The third pillar of the plan focuses on doctrinal transformation. Recognizing that technology alone is not enough, Hegseth stressed the importance of training military personnel to operate and integrate drones as central assets in combat. “We’ll train as we expect to fight,” he stated, emphasizing that existing bureaucratic obstacles around budgeting, procurement, and combat simulation must be dismantled to ensure operational readiness. Beginning in 2026, drone-centric force-on-force training will be integrated into all major Army and joint force training exercises. This includes simulated drone warfare scenarios, swarm engagements, and electronic warfare environments, reflecting real-world adversarial tactics and the high-intensity conflict models observed in Ukraine.

The U.S. military’s strategic realignment toward drone warfare is directly influenced by the lessons learned from the ongoing Russia-Ukraine war.
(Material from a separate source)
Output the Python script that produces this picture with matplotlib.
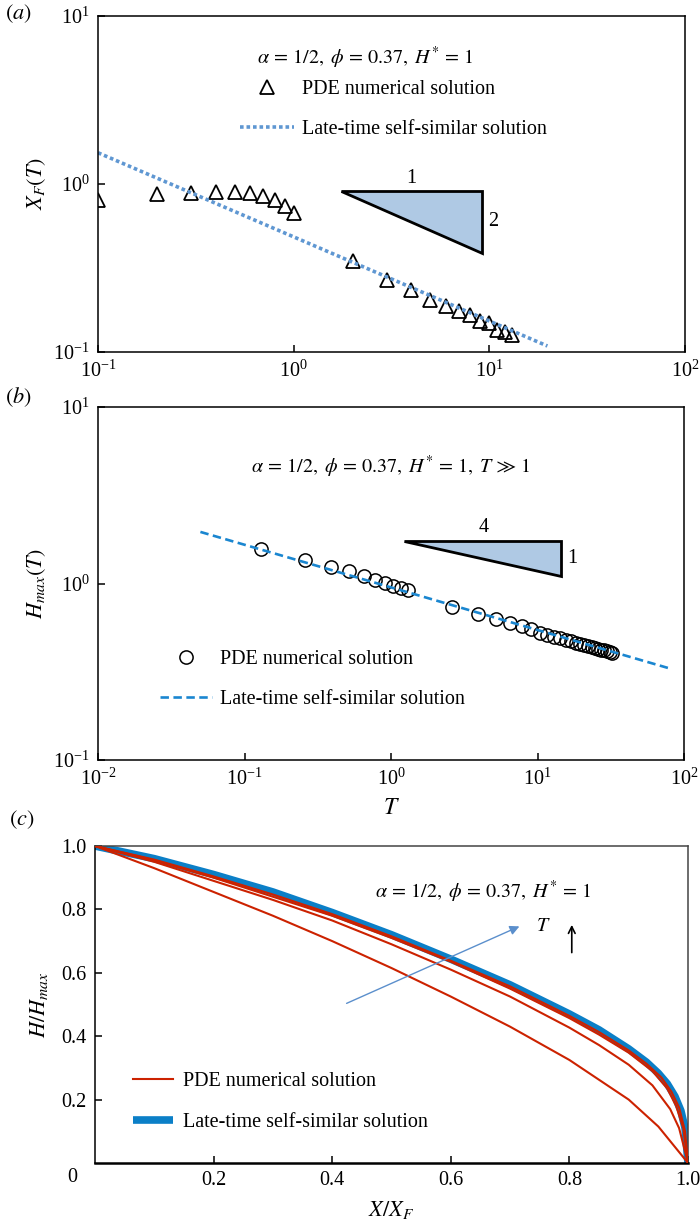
import matplotlib
matplotlib.use("Agg")
import matplotlib.pyplot as plt
from matplotlib.ticker import LogLocator, NullLocator, LogFormatterSciNotation

plt.rcParams['font.family'] = ['Liberation Serif', 'DejaVu Serif']
plt.rcParams['mathtext.fontset'] = 'stix'

# ---- panel (a): front position
T_a = [0.1, 0.2, 0.3, 0.4, 0.5, 0.6, 0.7, 0.8, 0.9, 1.0,
       2, 3, 4, 5, 6, 7, 8, 9, 10, 11, 12, 13]
XF_a = [0.80, 0.87, 0.89, 0.90, 0.90, 0.89, 0.85, 0.80, 0.74, 0.67,
        0.35, 0.27, 0.234, 0.204, 0.188, 0.176, 0.166, 0.153, 0.148, 0.136, 0.132, 0.126]
T_ss_a = [0.1, 19.8]
XF_ss_a = [1.535, 0.1086]

# ---- panel (b): maximum height
T_b = [0.13, 0.26, 0.39, 0.52, 0.65, 0.78, 0.91, 1.04, 1.17, 1.3,
       2.6, 3.9, 5.2, 6.5, 7.8, 9.1, 10.4, 11.7, 13.0, 14.3, 15.6, 16.9,
       18.2, 19.5, 20.8, 22.1, 23.4, 24.7, 26.0, 27.3, 28.6, 29.9, 31.2, 32.5]
H_b = [1.57, 1.367, 1.24, 1.17, 1.11, 1.05, 1.01, 0.966, 0.946, 0.913,
       0.738, 0.671, 0.631, 0.600, 0.574, 0.550, 0.526, 0.512, 0.500, 0.489,
       0.480, 0.471, 0.463, 0.456, 0.450, 0.443, 0.438, 0.432, 0.427, 0.422,
       0.418, 0.414, 0.410, 0.406]
T_ss_b = [0.05, 80]
H_ss_b = [1.96, 0.33]

# ---- panel (c): profiles
x_ss = [0, 0.05, 0.1, 0.2, 0.3, 0.4, 0.5, 0.6, 0.7, 0.8, 0.85, 0.9, 0.93,
        0.95, 0.965, 0.978, 0.988, 0.995, 1.0]
h_ss = [1.0, 0.98, 0.96, 0.91, 0.855, 0.79, 0.72, 0.643, 0.562, 0.47, 0.42,
        0.36, 0.318, 0.283, 0.25, 0.21, 0.165, 0.11, 0.0]
x_p1 = [0, 0.1, 0.2, 0.3, 0.4, 0.5, 0.6, 0.7, 0.8, 0.9, 0.95, 1.0]
h_p1 = [1.0, 0.93, 0.855, 0.78, 0.70, 0.615, 0.525, 0.43, 0.325, 0.2, 0.115, 0.0]
x_p2 = [0, 0.1, 0.2, 0.3, 0.4, 0.5, 0.6, 0.7, 0.8, 0.85, 0.9, 0.94, 0.97,
        0.985, 1.0]
h_p2 = [1.0, 0.95, 0.89, 0.83, 0.765, 0.69, 0.61, 0.525, 0.427, 0.372, 0.31,
        0.245, 0.17, 0.11, 0.0]
x_p3 = [0, 0.1, 0.2, 0.3, 0.4, 0.5, 0.6, 0.7, 0.8, 0.85, 0.9, 0.94, 0.965,
        0.98, 0.992, 1.0]
h_p3 = [1.0, 0.955, 0.90, 0.84, 0.78, 0.71, 0.635, 0.55, 0.457, 0.405, 0.348,
        0.29, 0.235, 0.18, 0.11, 0.0]
x_p4 = [0, 0.1, 0.2, 0.3, 0.4, 0.5, 0.6, 0.7, 0.8, 0.85, 0.9, 0.93, 0.955,
        0.972, 0.985, 0.995, 1.0]
h_p4 = [1.0, 0.957, 0.904, 0.847, 0.785, 0.715, 0.638, 0.557, 0.464, 0.413,
        0.355, 0.313, 0.27, 0.225, 0.175, 0.1, 0.0]

W, H = 700, 1226
fig = plt.figure(figsize=(7, 12.26), dpi=100)


def box(l, t, r, b):
    # pixel box (top-left origin) -> figure fraction
    return [l / W, 1 - b / H, (r - l) / W, (b - t) / H]


def fx(px):
    return px / W


def fy(py):
    return 1 - py / H


fs = 14.5
label_fs = 16
note = r'$\alpha\,=\,1/2,\;\phi\,=\,0.37,\;H^{*}\,=\,1$'


def style_ax(ax):
    for s in ax.spines.values():
        s.set_linewidth(1.1)
    ax.tick_params(direction='in', length=5, width=1.1, labelsize=fs,
                   top=False, right=False, pad=6)


def log_ax(ax):
    ax.set_xscale('log')
    ax.set_yscale('log')
    ax.xaxis.set_major_locator(LogLocator(base=10, numticks=10))
    ax.yaxis.set_major_locator(LogLocator(base=10, numticks=10))
    ax.xaxis.set_minor_locator(NullLocator())
    ax.yaxis.set_minor_locator(NullLocator())
    ax.xaxis.set_major_formatter(LogFormatterSciNotation())
    ax.yaxis.set_major_formatter(LogFormatterSciNotation())


# ============ (a)
ax1 = fig.add_axes(box(98, 16, 685, 352))
log_ax(ax1)
ax1.plot(T_a, XF_a, linestyle='none', marker='^', markersize=10,
         markerfacecolor='none', markeredgecolor='black', markeredgewidth=1.3,
         label='PDE numerical solution')
ax1.plot(T_ss_a, XF_ss_a, color='#5f97d2', lw=2.6, linestyle=(0, (1, 0.8)),
         label='Late-time self-similar solution')
ax1.set_xlim(0.1, 100)
ax1.set_ylim(0.1, 10)
style_ax(ax1)
ax1.set_ylabel(r'$X_F(T)$', fontsize=label_fs, labelpad=4)
ax1.fill([1.75, 9.14, 9.14], [0.912, 0.912, 0.387], facecolor='#afc9e4',
         edgecolor='black', lw=2.0, zorder=3)
ax1.text(4.0, 0.95, '1', fontsize=fs, ha='center', va='bottom')
ax1.text(9.9, 0.6, '2', fontsize=fs, ha='left', va='center')
ax1.text(0.455, 0.875, note, fontsize=fs, ha='center', va='center',
         transform=ax1.transAxes)
ax1.legend(loc='upper left', bbox_to_anchor=(fx(240), fy(80)),
           bbox_transform=fig.transFigure, frameon=False, fontsize=fs,
           handlelength=2.7, handletextpad=0.4, labelspacing=1.05,
           borderpad=0, borderaxespad=0)

# ============ (b)
ax2 = fig.add_axes(box(98, 407, 684, 760))
log_ax(ax2)
ax2.plot(T_b, H_b, linestyle='none', marker='o', markersize=9.5,
         markerfacecolor='none', markeredgecolor='black', markeredgewidth=1.1,
         label='PDE numerical solution')
ax2.plot(T_ss_b, H_ss_b, color='#1a86d0', lw=1.9, linestyle=(0, (3.2, 1.7)),
         label='Late-time self-similar solution')
ax2.set_xlim(0.01, 100)
ax2.set_ylim(0.1, 10)
style_ax(ax2)
ax2.set_ylabel(r'$H_{max}(T)$', fontsize=label_fs, labelpad=4)
ax2.set_xlabel(r'$T$', fontsize=label_fs + 1, labelpad=6)
ax2.fill([1.23, 14.4, 14.4], [1.73, 1.73, 1.10], facecolor='#afc9e4',
         edgecolor='black', lw=2.0, zorder=3)
ax2.text(4.3, 1.83, '4', fontsize=fs, ha='center', va='bottom')
ax2.text(16.0, 1.38, '1', fontsize=fs, ha='left', va='center')
ax2.text(0.50, 0.83,
         r'$\alpha\,=\,1/2,\;\phi\,=\,0.37,\;H^{*}\,=\,1,\;T\,\gg\,1$',
         fontsize=fs, ha='center', va='center', transform=ax2.transAxes)
ax2.legend(loc='upper left', bbox_to_anchor=(fx(160), fy(650)),
           bbox_transform=fig.transFigure, frameon=False, fontsize=fs,
           handlelength=2.6, handletextpad=0.4, labelspacing=1.05,
           borderpad=0, borderaxespad=0)

# ============ (c)
ax3 = fig.add_axes(box(95, 846, 688, 1163))
ax3.plot(x_ss, h_ss, color='#0b7fc7', lw=5.5, solid_capstyle='butt',
         label='Late-time self-similar solution', zorder=2)
first = True
for xs, hs in [(x_p1, h_p1), (x_p2, h_p2), (x_p3, h_p3), (x_p4, h_p4)]:
    ax3.plot(xs, hs, color='#cc2200', lw=1.5, zorder=3,
             label='PDE numerical solution' if first else None)
    first = False
ax3.set_xlim(0, 1)
ax3.set_ylim(0, 1)
ax3.set_xticks([0.2, 0.4, 0.6, 0.8, 1.0])
ax3.set_xticklabels(['0.2', '0.4', '0.6', '0.8', '1.0'])
ax3.set_yticks([0.2, 0.4, 0.6, 0.8, 1.0])
ax3.set_yticklabels(['0.2', '0.4', '0.6', '0.8', '1.0'])
style_ax(ax3)
for s in ['top', 'right']:
    ax3.spines[s].set_color('#444444')
ax3.spines['bottom'].set_linewidth(1.8)
fig.text(fx(72), fy(1178), '0', fontsize=fs, ha='center', va='center')
ax3.set_ylabel(r'$H/H_{max}$', fontsize=label_fs, labelpad=8)
ax3.set_xlabel(r'$X/X_F$', fontsize=label_fs, labelpad=6)
ax3.text(0.655, 0.855, note, fontsize=fs, ha='center', va='center',
         transform=ax3.transAxes)
ax3.annotate('', xy=(0.72, 0.75), xytext=(0.42, 0.50),
             arrowprops=dict(arrowstyle='-|>', color='#5b8fcc', lw=1.0,
                             mutation_scale=14))
ax3.text(0.756, 0.745, r'$T$', fontsize=fs, ha='center', va='center')
ax3.annotate('', xy=(0.804, 0.76), xytext=(0.804, 0.655),
             arrowprops=dict(arrowstyle='->', color='black', lw=1.2,
                             mutation_scale=12))
h, l = ax3.get_legend_handles_labels()
ax3.legend(h[::-1], l[::-1], loc='upper left', bbox_to_anchor=(fx(133), fy(1072)),
           bbox_transform=fig.transFigure, frameon=False, fontsize=fs,
           handlelength=2.0, handletextpad=0.5, labelspacing=1.1,
           borderpad=0, borderaxespad=0)

fig.text(fx(18), fy(14), r'$(a)$', fontsize=label_fs, ha='center', va='center')
fig.text(fx(18), fy(397), r'$(b)$', fontsize=label_fs, ha='center', va='center')
fig.text(fx(22), fy(820), r'$(c)$', fontsize=label_fs, ha='center', va='center')

fig.savefig('out.png', dpi=100)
In that conflict, drones have become not just an auxiliary capability but a dominant force shaping every level of combat. From commercial quadcopters used to direct artillery, to FPV suicide drones launched in swarms, both Ukrainian and Russian forces have demonstrated the tactical and strategic impact of unmanned aerial platforms. These systems have neutralized armor, suppressed enemy positions, and executed deep interdiction missions far behind the front lines often at a fraction of the cost of conventional munitions.
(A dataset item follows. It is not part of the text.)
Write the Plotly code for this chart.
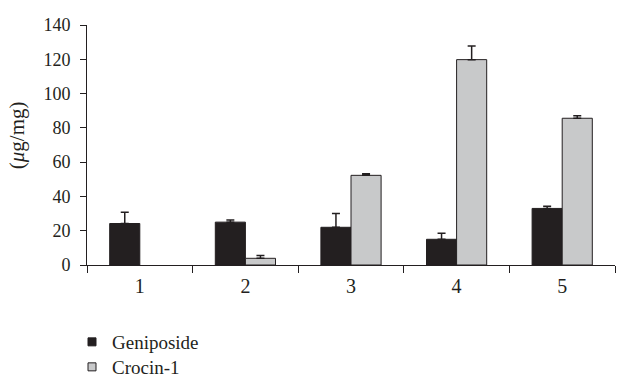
import plotly.graph_objects as go

categories = ["1", "2", "3", "4", "5"]
geniposide = [24.2, 25.0, 22.0, 15.0, 33.0]
geniposide_err = [6.5, 1.3, 8.0, 3.5, 1.3]
crocin = [None, 3.9, 52.3, 119.8, 85.6]
crocin_err = [None, 1.7, 1.0, 8.0, 1.5]
y_ticks = [0, 20, 40, 60, 80, 100, 120, 140]
y_title = "(<i>μ</i>g/mg)"

dark = "#231f20"
grey = "#c8c9ca"
font_family = "Liberation Serif, Times New Roman, serif"

fig = go.Figure()
fig.add_trace(go.Bar(
    x=categories, y=geniposide, name="Geniposide", showlegend=False,
    marker=dict(color=dark, line=dict(color=dark, width=1)),
    error_y=dict(type="data", array=geniposide_err, arrayminus=[0]*5, symmetric=False,
                 color=dark, thickness=1.5, width=4),
))
fig.add_trace(go.Bar(
    x=categories, y=crocin, name="Crocin-1", showlegend=False,
    marker=dict(color=grey, line=dict(color=dark, width=1)),
    error_y=dict(type="data", array=crocin_err, arrayminus=[0]*5, symmetric=False,
                 color=dark, thickness=1.5, width=4),
))
# legend-only traces with small square markers
fig.add_trace(go.Scatter(x=[None], y=[None], mode="markers", name="Geniposide",
                         legend="legend",
                         marker=dict(symbol="square", size=8, color=dark,
                                     line=dict(color=dark, width=1))))
fig.add_trace(go.Scatter(x=[None], y=[None], mode="markers", name="Crocin-1",
                         legend="legend2",
                         marker=dict(symbol="square", size=8, color=grey,
                                     line=dict(color=dark, width=1))))

fig.add_annotation(text=y_title, xref="paper", yref="paper", x=-0.131, y=0.54,
                   textangle=-90, showarrow=False, xanchor="center", yanchor="middle",
                   font=dict(family=font_family, size=21, color=dark))

legend_common = dict(x=72/618, xref="container", xanchor="left", yref="container",
                     yanchor="top", font=dict(family=font_family, size=19, color=dark),
                     itemwidth=30, bgcolor="rgba(0,0,0,0)")

fig.update_layout(
    width=618, height=377,
    margin=dict(l=87, r=3, t=25, b=112, autoexpand=False),
    paper_bgcolor="white", plot_bgcolor="white",
    barmode="group", bargap=0.43, bargroupgap=0,
    font=dict(family=font_family, size=18, color=dark),
    legend=dict(legend_common, y=1 - 323/377),
    legend2=dict(legend_common, y=1 - 348/377),
    xaxis=dict(type="category", tickson="boundaries", ticks="outside", ticklen=7,
               tickcolor=dark, showline=True, linecolor=dark, linewidth=1,
               showgrid=False, tickfont=dict(size=20), ticklabelstandoff=3),
    yaxis=dict(range=[0, 140], tickvals=y_ticks, ticks="outside", ticklen=6,
               tickcolor=dark, showline=True, linecolor=dark, linewidth=1,
               showgrid=False, zeroline=False, tickfont=dict(size=18),
               ticklabelstandoff=6),
)

fig.write_html("out.html", config={"displayModeBar": False},
               post_script="document.body.style.margin='0';")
For the U.S. Army, these developments have exposed critical capability gaps. While legacy platforms like the MQ-9 Reaper and RQ-7 Shadow continue to play important roles, they are expensive, less agile, and increasingly vulnerable to modern air defense and electronic warfare systems. The future of U.S. drone warfare lies in the widespread deployment of affordable, modular, and AI-enabled platforms that can operate autonomously or in coordinated formations. These include loitering munitions, vertical takeoff and landing (VTOL) reconnaissance drones, electronic warfare-resistant UAVs, and AI-driven swarming drones that can overwhelm enemy defenses with speed and unpredictability.
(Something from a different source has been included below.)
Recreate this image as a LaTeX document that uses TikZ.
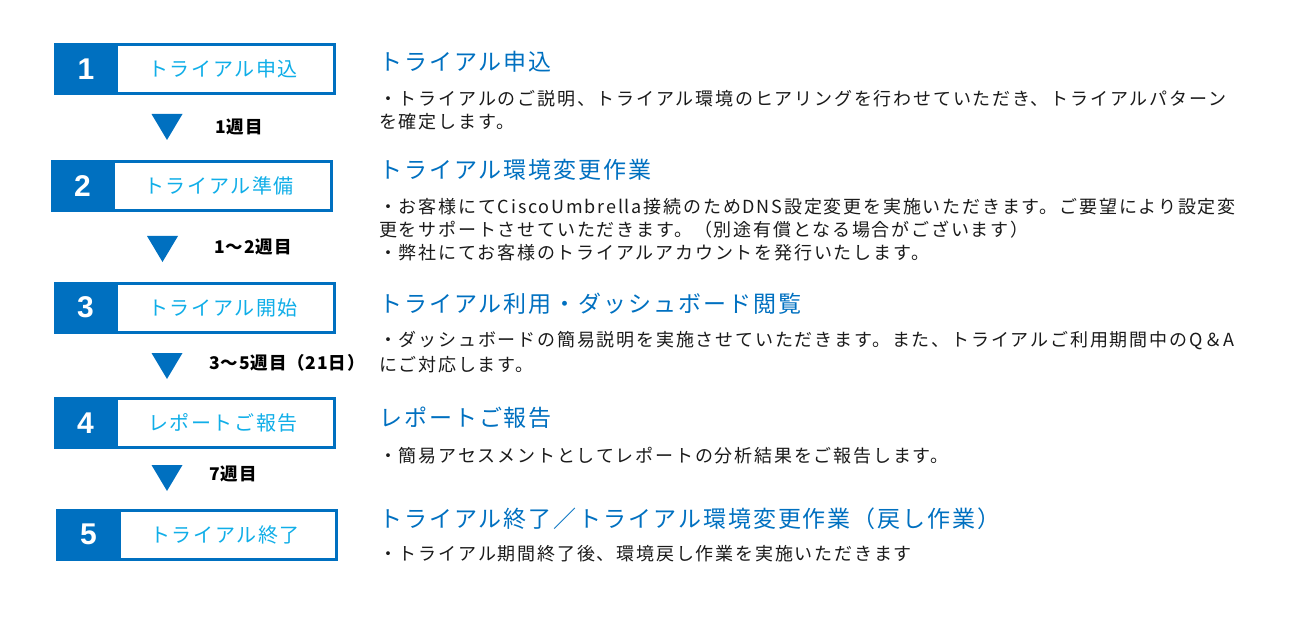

This shift has ignited a major transformation in the U.S. defense industry. Leading American firms such as Anduril Industries, AeroVironment, Shield AI, Skydio, and General Atomics are now aggressively developing next-generation UAS technologies. Key programs already underway include the Army’s Future Tactical Unmanned Aircraft System (FTUAS), the Air Force’s Collaborative Combat Aircraft (CCA) under the Next Generation Air Dominance (NGAD) framework, and DARPA’s OFFSET and AMASS drone swarm initiatives. These efforts represent a convergence of artificial intelligence, robotics, and military innovation that will define the battlespace for decades to come.

From a business perspective, the policy changes announced by Secretary Hegseth mark a historic opportunity for the U.S. drone sector. With the Pentagon lifting regulatory barriers, simplifying procurement pathways, and committing to buy American, defense contractors now face a multibillion-dollar market for drones optimized for attritable mass use and rapid battlefield deployment. Demand is expected to surge across all services Army, Navy, Air Force, and Marine Corps as commanders seek flexible, scalable drone solutions to match the pace of future combat operations. This includes drone-manned teaming architectures, battlefield resupply drones, swarm-enabled ISR networks, and air-launched effect systems deployable from both crewed and uncrewed platforms.

The evolution of U.S. drone warfare policy is more than a shift in acquisition or training it is a systemic redefinition of how war will be fought. By institutionalizing lessons from the Ukraine conflict and combining them with American industrial and technological advantages, the U.S. Department of Defense is laying the foundation for a new era of military capability centered on unmanned dominance. For defense manufacturers, this presents a generational opportunity to reshape the global military drone market. For the U.S. armed forces, it is the path to preserving technological superiority in an increasingly contested and drone-dominated future.